METAL DOESN’T GET ANY MORE EMOTIONAL (OR MUCH BETTER) THAN WARNING
“I don’t really listen to much metal these days…” gloriously miserabilist Warning frontman Pat Walker is overheard while soaking up a spot of sunshine out on the pavement before their set. Fair enough. We guess there isn’t really much point in the Essex doomsters listening to other bands when for sixty minutes at sunset they deliver a set that’s at the absolute apex of their field. Across the five tracks of 2006 epic Watching From A Distance we’re drawn into a well of yearning and despair with a level of poignancy that most of their battle-jacketed peers could never even realistically aspire to. “Are you crying?!” a friendly pit-dweller throws an arm over our shoulder as things reach their peak. Must’ve been something in our eye…

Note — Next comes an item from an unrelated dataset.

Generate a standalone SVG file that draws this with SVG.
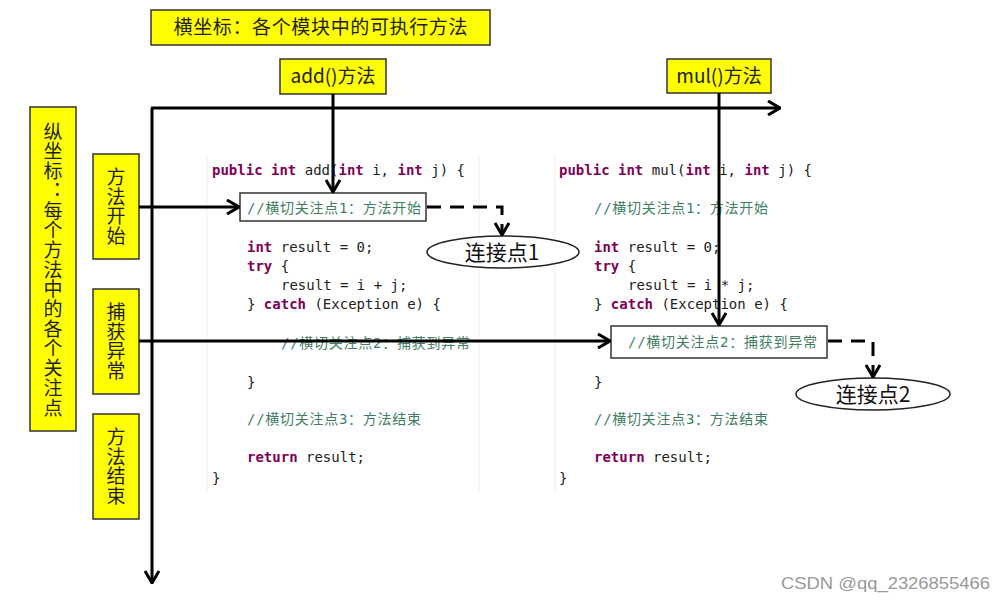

NAPALM DEATH SHOWS ARE RIDICULOUSLY HAZARDOUS TO YOUR HEALTH
“I THINK I’VE LOST A TOOTH” sobs one punter in a brief passage of silence as the Brummie grind legends draw proceedings to a close in The Electric Ballroom’s churning interior. A pulverising On The Brink Of Extinction has just rung to its deafening close. And, looking around at the bodies scattered across the dancefloor like troops lost in no-man’s-land it seems like the song might be a lament for the brave souls willing to risk the front-row fray as well as the species of wildlife being driven out of existence. Frontman Barney Greenway and iconic bassist Shane Embury, of course, have seen this carnage a thousand times before and they look on with purpose and amusement but utterly zero sympathy. Nodding to the punk of Dead Kennedys (Nazi Punks Fuck Off) and the unhinged hardcore of seminal Swedes Anti Cimex (Victims Of A Bomb Raid) we get to glimpse a few of the different shades of chaos comprised in their grinding whole. With body-smashing, fist-flinging, off-the-chain closer Inside The Torn Apart, though, we’re reminded that even thirty years down the line the greatest band in extreme music still aren’t about spectator sport.